‘Banking While Black’: How Cashing a Check Can Be a Minefield

Black customers risk being racially profiled on everyday visits to bank branches. Under federal laws, there is little recourse as long as the banks ultimately complete their transactions.

Clarice Middleton shook with fear as she stood on the sidewalk outside a Wells Fargo branch in Atlanta one December morning in 2018. Moments earlier, she had tried to cash a $200 check, only to be accused of fraud by three branch employees, who then called 911.

Ms. Middleton, who is black, remembers thinking: “I don’t want to die.”

For many black Americans, going to the bank can be a fraught experience. Something as simple as trying to cash a check or open a bank account can lead to suspicious employees summoning the police, causing anxiety and fear — and sometimes even physical danger — for the accused customers.

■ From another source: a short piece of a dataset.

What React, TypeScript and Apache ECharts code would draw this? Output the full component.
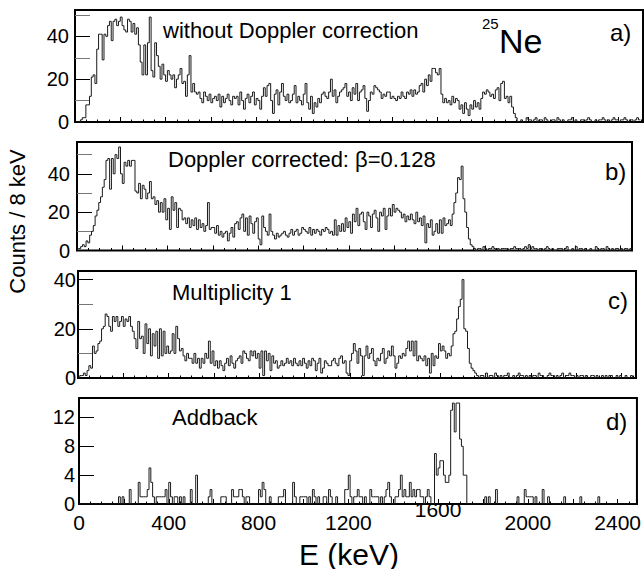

There is no data on how frequently the police are called on customers who are making legitimate everyday transactions. The phenomenon has its own social media hashtag: #BankingWhileBlack.

Most people who experience an episode of racial profiling don’t report it, lawyers say. Some find it easier to engage in private settlement negotiations. The few who sue — as Ms. Middleton did — are unlikely to win in court because of loopholes in the law. Now, the police killing of George Floyd in Minneapolis, which set off nationwide protests against systemic racism, is prompting more people to speak up.

Ms. Middleton had gone to the Wells Fargo branch in Druid Hills, a wealthy, mostly white neighborhood in Atlanta, to cash a refund for a security deposit from a real estate company that had an account with the bank. Three bank employees examined the check and her identification, but refused to look at the additional proof Ms. Middleton offered. They declared the check fraudulent, and one employee called the police, according to her lawsuit.

When an officer arrived, Ms. Middleton showed him her identification and the check stub. As a former bank teller, she knew that would be proof enough that her check was authentic. The officer left without taking action. The Wells Fargo employees asked Ms. Middleton whether she still wanted to cash the check.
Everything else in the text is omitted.